On Thu, Aug 11, 2016 at 9:16 PM, Dave Chinner <david@...morbit.com> wrote:
>
> That's why running aim7 as your "does the filesystem scale"
> benchmark is somewhat irrelevant to scaling applications on high
> performance systems these days

Yes, don't get me wrong - I'm not at all trying to say that AIM7 is a
good benchmark. It's just that I think what it happens to test is
still meaningful, even if it's not necessarily in any way some kind of
"high performance IO" thing.

There are probably lots of other more important loads, I just reacted
to Christoph seeming to argue that the AIM7 behavior was _so_ broken
that we shouldn't even care. It's not _that_ broken, it's just not
about high-performance IO streaming, it happens to test something else
entirely.

We've actually had AIM7 occasionally find other issues just because
some of the things it does is so odd.

Iirc it has a fork test that doesn't execve (very unusual - you'd
generally use threads if you care about performance), and that has
shown issues with our anon_vma scaling before anything else did.
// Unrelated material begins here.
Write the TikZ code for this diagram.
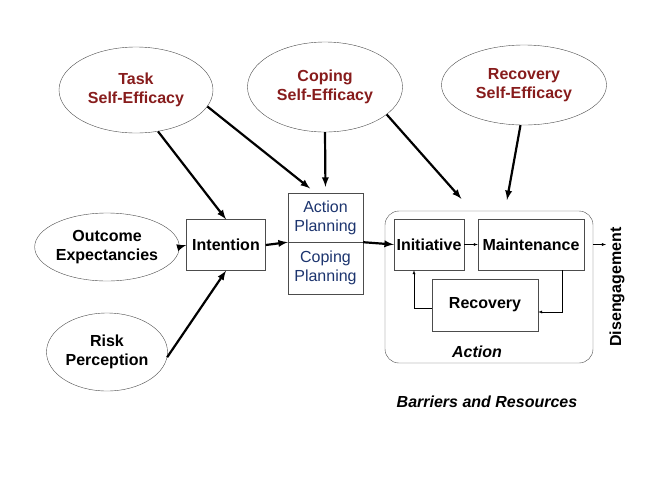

I also seem to remember some odd pty open/close/ioctl subtest that
showed problems with some of the last remnants of the old BKL (the
test probably actually tested something else, but ended up choking on
the odd tty things).

So in general, I'm not a fan of AIM as a benchmark, but it actually
_has_ found lots of real issues because it tends to do things that
kernel developers think are insane.

And let's face it, user programs doing odd and not very efficient
things should be considered par for the course. We're never going to
get rid of insane user programs, so we might as well fix the
performance problems even when we say "that's just stupid".